The 2.5L development team reduced noise intensity by 40-percent of the Ecotec 2.4L engine, which was already a Ward’s 10 Best Engines award winner. It also passed subjective evaluations of what sounds good as the engine climbs through its rpm band. To Malibu’s passengers, that is expected to mean a quieter driving experience and a more refined sound as the engine revs to its 7,000-rpm peak.

The refinement and quietness of the 2.5L are impressive,” said Tom Slopsema, Noise and Vibration engineer. “No fastener, cover or internal engine part was left unexamined in our quest to make this an engine that surpasses the benchmarks in the industry.”
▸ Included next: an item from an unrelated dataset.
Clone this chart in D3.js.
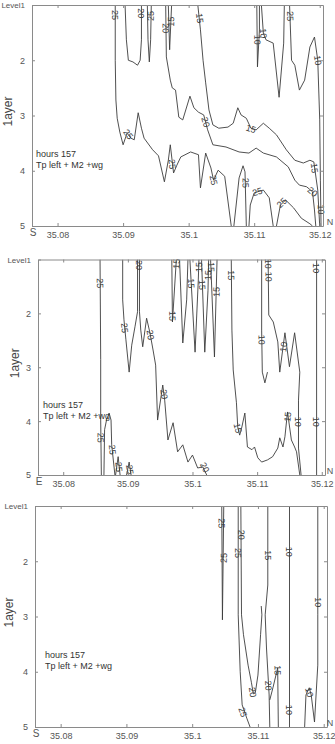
<!DOCTYPE html>
<html><head><meta charset="utf-8">
<script src="https://cdn.jsdelivr.net/npm/d3@7"></script>
<style>body{margin:0;background:#fff}svg{display:block}</style>
</head><body>
<svg id="c" width="335" height="744"></svg>
<script>
// ---------- shared axes ----------
const xDomain = [35.0761, 35.1205];
const yDomain = [1, 5];
const xTicks = [35.08, 35.09, 35.10, 35.11, 35.12];
const xTickLabels = ["35.08", "35.09", "35.1", "35.11", "35.12"];
const yTicks = [1, 2, 3, 4, 5];
const yTickLabels = ["Level1", "2", "3", "4", "5"];
const yTitle = "1ayer";
const noteLines = ["hours 157", "Tp left + M2 +wg"];
const leftEnds = ["S", "E", "S"];
const rightEnd = "N";

// ---------- panel 1 contours [lon, level] ----------
const p1_A = [[35.0888,1.00],[35.0888,2.00],[35.0889,2.72],[35.0891,3.05],[35.0895,3.30],[35.0900,3.53],[35.0906,3.32],[35.0912,3.41],[35.0917,3.44],[35.0923,2.95],[35.0928,3.23],[35.0932,3.41],[35.0945,3.62],[35.0954,3.73],[35.0963,4.20],[35.0969,3.81],[35.0972,3.53],[35.0977,4.04],[35.0982,3.90],[35.0988,3.75],[35.1003,3.66],[35.1015,3.71],[35.1018,4.31],[35.1026,3.68],[35.1034,3.95],[35.1038,4.17],[35.1045,3.99],[35.1055,4.10],[35.1065,5.00]];
const p1_B = [[35.0903,1.00],[35.0905,1.63],[35.0908,2.00],[35.0915,2.03],[35.0922,2.09],[35.0926,2.00],[35.0928,1.63],[35.0928,1.00]];
const p1_C = [[35.0937,1.00],[35.0938,1.63],[35.0940,2.03],[35.0942,1.63],[35.0943,1.00]];
const p1_U = [[35.0969,1.00],[35.0971,1.81],[35.0974,1.00]];
const p1_D = [[35.0965,1.00],[35.0966,1.94],[35.0972,2.36],[35.0975,2.50],[35.0980,2.54],[35.0985,3.03],[35.0991,3.08],[35.1002,2.65],[35.1008,2.86],[35.1015,2.94],[35.1023,2.99],[35.1029,3.26],[35.1037,3.53],[35.1057,3.57],[35.1077,3.66],[35.1092,3.68],[35.1103,3.59],[35.1114,3.68],[35.1134,3.75],[35.1152,3.93],[35.1162,4.17],[35.1169,4.26],[35.1180,4.29],[35.1189,4.38],[35.1192,4.71],[35.1194,5.00]];
const p1_E = [[35.1014,1.00],[35.1018,1.45],[35.1022,2.00],[35.1026,2.41],[35.1031,2.90],[35.1037,3.17],[35.1046,3.23],[35.1060,3.21],[35.1068,3.14],[35.1075,2.86],[35.1080,2.99],[35.1088,3.05],[35.1095,3.23],[35.1103,3.26],[35.1114,3.14],[35.1123,3.23],[35.1134,3.35],[35.1149,3.62],[35.1162,3.81],[35.1175,3.86],[35.1185,3.81],[35.1191,3.84],[35.1197,4.35],[35.1200,5.00]];
const p1_V1 = [[35.1104,1.00],[35.1105,2.12],[35.1108,1.45],[35.1108,1.00]];
const p1_V2 = [[35.1111,1.00],[35.1114,1.51],[35.1118,1.63],[35.1129,1.69],[35.1138,2.67],[35.1145,1.69],[35.1146,1.00]];
const p1_F = [[35.1154,1.00],[35.1157,2.00],[35.1162,2.09],[35.1169,2.54],[35.1177,2.36],[35.1185,1.76],[35.1192,1.58],[35.1197,2.00],[35.1200,3.08],[35.1201,4.17],[35.1202,5.00]];
const p1_G1 = [[35.1069,5.00],[35.1077,4.13],[35.1083,3.91],[35.1086,4.02],[35.1088,5.00]];
const p1_G2 = [[35.1092,5.00],[35.1094,4.62],[35.1100,4.40],[35.1114,4.35],[35.1123,4.49],[35.1129,5.00]];
const p1_G3 = [[35.1134,5.00],[35.1140,4.62],[35.1148,4.53],[35.1160,4.67],[35.1172,4.86],[35.1185,4.96],[35.1189,5.00]];
const p1_labels = [[35.0888,1.18,"25"],[35.0928,1.15,"20"],[35.0942,1.20,"25"],[35.0965,1.42,"20"],[35.0973,1.30,"15"],[35.1017,1.24,"15"],[35.0908,3.34,"25"],[35.0975,3.88,"25"],[35.1026,3.12,"20"],[35.1095,3.24,"15"],[35.1038,4.17,"25"],[35.1087,4.22,"25"],[35.1105,4.38,"25"],[35.1142,4.58,"25"],[35.1192,3.95,"15"],[35.1189,4.38,"20"],[35.1105,1.63,"10"],[35.1114,1.51,"10"],[35.1155,1.20,"25"],[35.1197,2.00,"10"],[35.1202,4.70,"10"]];

// ---------- panel 2 contours ----------
const p2_A = [[35.0857,1.00],[35.0858,2.86],[35.0858,3.98],[35.0859,5.00]];
const p2_B = [[35.0892,1.00],[35.0892,1.75],[35.0894,2.12],[35.0897,2.49],[35.0902,3.09],[35.0906,2.59],[35.0911,2.25],[35.0915,1.97],[35.0915,1.00]];
const p2_C = [[35.0918,1.00],[35.0918,1.97],[35.0920,2.31],[35.0923,2.62],[35.0929,2.09],[35.0934,2.35],[35.0939,2.68],[35.0943,2.96],[35.0946,3.98],[35.0954,3.33],[35.0957,3.61],[35.0962,4.35],[35.0970,4.03],[35.0977,4.57],[35.0985,4.44],[35.0993,4.76],[35.1000,4.63],[35.1008,4.87],[35.1016,4.85],[35.1022,5.00]];
const p2_D = [[35.0863,5.00],[35.0864,4.16],[35.0867,3.98],[35.0871,3.85],[35.0874,3.98],[35.0875,4.44],[35.0880,5.00]];
const p2_E = [[35.0881,5.00],[35.0885,4.66],[35.0888,5.00]];
const p2_F = [[35.0898,5.00],[35.0902,4.76],[35.0905,5.00]];
const p2_Z0 = [[35.0968,1.00],[35.0969,2.16],[35.0975,1.00]];
const p2_Z1 = [[35.0980,1.00],[35.0985,2.55],[35.0991,1.75],[35.0993,1.00]];
const p2_Z2 = [[35.0996,1.00],[35.1004,2.72],[35.1009,1.38],[35.1010,1.00]];
const p2_Z3 = [[35.1014,1.00],[35.1019,2.72],[35.1024,1.57],[35.1025,1.00]];
const p2_Z4 = [[35.1028,1.00],[35.1034,2.81],[35.1038,1.00]];
const p2_G = [[35.1060,1.00],[35.1061,2.31],[35.1063,3.05],[35.1068,3.66],[35.1070,4.11],[35.1073,4.26],[35.1076,4.13],[35.1081,3.85],[35.1085,4.48],[35.1092,4.53],[35.1096,4.48],[35.1101,4.68],[35.1107,4.76],[35.1116,4.72],[35.1124,4.66],[35.1132,4.50],[35.1135,4.31],[35.1140,4.48],[35.1143,4.29],[35.1147,3.83],[35.1153,4.35],[35.1158,4.48],[35.1161,4.57],[35.1166,5.00]];
const p2_H = [[35.1107,1.00],[35.1107,2.31],[35.1108,3.09],[35.1112,3.29],[35.1116,3.09]];
const p2_I = [[35.1117,1.00],[35.1118,2.03],[35.1125,2.16],[35.1132,2.53],[35.1135,3.09],[35.1143,2.36],[35.1150,2.99],[35.1158,2.36],[35.1166,3.09],[35.1164,3.61],[35.1164,4.50],[35.1168,5.00]];
const p2_J = [[35.1192,1.00],[35.1192,5.00]];
const p2_labels = [[35.0857,1.44,"25"],[35.0858,4.31,"25"],[35.0895,2.27,"25"],[35.0918,1.10,"20"],[35.0935,2.40,"20"],[35.0956,3.50,"20"],[35.1019,4.86,"20"],[35.0876,4.53,"25"],[35.0886,4.85,"25"],[35.0903,4.90,"25"],[35.0975,1.08,"15"],[35.0969,2.05,"15"],[35.0998,1.44,"15"],[35.1010,1.14,"15"],[35.1015,1.47,"15"],[35.1024,1.29,"15"],[35.1029,1.14,"15"],[35.1037,1.60,"15"],[35.1060,1.29,"15"],[35.1070,4.13,"15"],[35.1147,3.92,"15"],[35.1117,1.08,"10"],[35.1118,1.32,"10"],[35.1107,2.49,"10"],[35.1141,2.62,"10"],[35.1164,4.01,"10"],[35.1192,1.16,"10"],[35.1192,4.01,"10"]];

// ---------- panel 3 contours ----------
const p3_A = [[35.1045,1.00],[35.1046,3.06],[35.1048,1.00]];
const p3_B = [[35.1070,1.00],[35.1070,2.97],[35.1073,4.00],[35.1076,4.60],[35.1083,4.84],[35.1088,5.00]];
const p3_C = [[35.1074,1.00],[35.1075,2.97],[35.1078,3.33],[35.1085,3.88],[35.1090,4.19],[35.1093,4.40],[35.1096,4.38],[35.1100,4.06],[35.1104,3.33],[35.1106,2.97],[35.1105,2.81]];
const p3_D = [[35.1115,1.00],[35.1115,2.43],[35.1111,2.97],[35.1113,3.57],[35.1117,4.42],[35.1118,5.00]];
const p3_E = [[35.1118,4.51],[35.1123,4.28],[35.1130,3.93],[35.1131,5.00]];
const p3_F = [[35.1148,1.00],[35.1148,5.00]];
const p3_G = [[35.1191,1.00],[35.1191,2.97],[35.1191,3.88],[35.1186,4.91],[35.1181,4.42],[35.1178,4.29],[35.1173,4.42],[35.1171,5.00]];
const p3_labels = [[35.1045,1.31,"25"],[35.1048,1.94,"25"],[35.1070,1.85,"25"],[35.1077,4.73,"25"],[35.1075,1.52,"20"],[35.1092,4.37,"20"],[35.1115,1.89,"15"],[35.1116,4.25,"20"],[35.1130,3.97,"15"],[35.1148,1.83,"10"],[35.1148,4.69,"10"],[35.1191,2.74,"10"],[35.1178,4.37,"10"]];

// ---------- layout ----------
const panels = [
  {xr:[32,323], yr:[5,226], titleX:6, noteX:36, noteY:157,
   lines:[p1_A,p1_B,p1_C,p1_U,p1_D,p1_E,p1_V1,p1_V2,p1_F,p1_G1,p1_G2,p1_G3], labels:p1_labels},
  {xr:[38,325], yr:[259.5,475], titleX:13, noteX:43, noteY:408,
   lines:[p2_A,p2_B,p2_C,p2_D,p2_E,p2_F,p2_Z0,p2_Z1,p2_Z2,p2_Z3,p2_Z4,p2_G,p2_H,p2_I,p2_J], labels:p2_labels},
  {xr:[35,327], yr:[506,727], titleX:7, noteX:45, noteY:658,
   lines:[p3_A,p3_B,p3_C,p3_D,p3_E,p3_F,p3_G], labels:p3_labels}
];

const FONT = "'Liberation Sans', Arial, Helvetica, sans-serif";
const svg = d3.select("#c");
const lineCol = "#3c3c3c", axisCol = "#8a8a8a", tickTextCol = "#555";

panels.forEach((p, pi) => {
  const x = d3.scaleLinear().domain(xDomain).range(p.xr);
  const y = d3.scaleLinear().domain(yDomain).range(p.yr);
  const g = svg.append("g");
  const gen = d3.line().x(d => x(d[0])).y(d => y(d[1]));

  const cid = "clip" + pi;
  svg.append("clipPath").attr("id", cid).append("rect")
    .attr("x", p.xr[0]).attr("y", p.yr[0])
    .attr("width", p.xr[1]-p.xr[0]).attr("height", p.yr[1]-p.yr[0]);
  const gc = g.append("g").attr("clip-path", `url(#${cid})`);

  p.lines.forEach(l => {
    gc.append("path").attr("d", gen(l)).attr("fill", "none")
      .attr("stroke", lineCol).attr("stroke-width", 0.9).attr("stroke-linejoin", "round");
  });

  p.labels.forEach(([lon, lev, txt]) => {
    const px = x(lon), py = y(lev);
    let best = Infinity, ang = 90;
    p.lines.forEach(l => {
      for (let i = 0; i < l.length - 1; i++) {
        const ax = x(l[i][0]), ay = y(l[i][1]), bx = x(l[i+1][0]), by = y(l[i+1][1]);
        const dx = bx-ax, dy = by-ay, L2 = dx*dx+dy*dy || 1;
        let t = ((px-ax)*dx + (py-ay)*dy) / L2; t = Math.max(0, Math.min(1, t));
        const qx = ax+t*dx, qy = ay+t*dy, d2 = (px-qx)**2 + (py-qy)**2;
        if (d2 < best) { best = d2; ang = Math.atan2(dy, dx) * 180 / Math.PI; }
      }
    });
    if (ang > 90) ang -= 180;
    if (ang <= -90) ang += 180;
    g.append("text").attr("transform", `translate(${px},${py}) rotate(${ang})`)
      .attr("text-anchor", "middle").attr("dy", "0.35em")
      .attr("font-family", FONT).attr("font-size", 9).attr("fill", lineCol).text(txt);
  });

  const styleAxis = sel => {
    sel.selectAll("path.domain").attr("stroke", axisCol).attr("stroke-width", 1);
    sel.selectAll(".tick line").attr("stroke", axisCol);
    sel.selectAll("text").attr("fill", tickTextCol).attr("font-family", FONT).attr("font-size", 9);
  };
  const b = g.append("g").attr("transform", `translate(0,${p.yr[1]})`)
    .call(d3.axisBottom(x).tickValues(xTicks).tickSize(-3).tickSizeOuter(0).tickPadding(6)
      .tickFormat((d, i) => xTickLabels[i]));
  styleAxis(b);
  const t = g.append("g").attr("transform", `translate(0,${p.yr[0]})`)
    .call(d3.axisTop(x).tickValues(xTicks).tickSize(-3).tickSizeOuter(0).tickFormat(""));
  styleAxis(t);
  const lft = g.append("g").attr("transform", `translate(${p.xr[0]},0)`)
    .call(d3.axisLeft(y).tickValues(yTicks).tickSize(-3).tickSizeOuter(0).tickPadding(7)
      .tickFormat((d, i) => yTickLabels[i]));
  styleAxis(lft);
  lft.selectAll("text").filter(d => d === 1).attr("font-size", 8);
  const r = g.append("g").attr("transform", `translate(${p.xr[1]},0)`)
    .call(d3.axisRight(y).tickValues(yTicks).tickSize(-3).tickSizeOuter(0).tickFormat(""));
  styleAxis(r);

  g.append("text").attr("x", p.xr[0] + 1).attr("y", p.yr[1] + 10)
    .attr("text-anchor", "middle").attr("font-family", FONT).attr("font-size", 10)
    .attr("fill", tickTextCol).text(leftEnds[pi]);
  g.append("text").attr("x", Math.min(p.xr[1] + 7, 330)).attr("y", p.yr[1] - 1)
    .attr("text-anchor", "middle").attr("font-family", FONT).attr("font-size", 9)
    .attr("fill", tickTextCol).text(rightEnd);

  const cy = (p.yr[0] + p.yr[1]) / 2 - 4;
  g.append("text").attr("transform", `translate(${p.titleX + 6},${cy}) rotate(-90)`)
    .attr("text-anchor", "middle").attr("font-family", FONT).attr("font-size", 12)
    .attr("fill", "#444").text(yTitle);

  noteLines.forEach((s, i) => {
    g.append("text").attr("x", p.noteX).attr("y", p.noteY + i * 10.5)
      .attr("font-family", FONT).attr("font-size", 9).attr("fill", "#333").text(s);
  });
});
</script>
</body></html>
Specifically, the engine’s noise frequency signature was targeted, with the aim of pushing radiated noises into a higher frequency range well above 2,000 hertz, which is more pleasing to the ear – particularly in the high-load operating ranges where engine sound is the most intensive.

“Think of it as the difference between low-frequency, course noise, such as a vacuum cleaner, versus a higher frequency, precision noise, such as a sewing machine,” said Slopsema. “We focused on reducing the overall engine noise level and placing the remaining noise in a higher frequency range.”

The refinement-enhancing changes and improvements over previous Ecotec engines ranged from the comparatively simple – such as integrating a sound-absorbing cover into the intake manifold and specifying quieter drive chains – to more fundamental architecture items, such as relocating the balance shafts from the cylinder block to a cassette within the oil pan.

Engineers worked around core elements of the engine that they simply couldn’t change, namely its aluminum-intensive architecture and the use of other lightweight, composite plastics.

“Both aluminum and plastic are very effective radiators of noise, but their mass-saving advantages are a must for fuel economy,” said Slopsema. “That meant we had to be more creative in how we approached noise reduction, addressing individual components’ effects on overall N&V and how to counter them.”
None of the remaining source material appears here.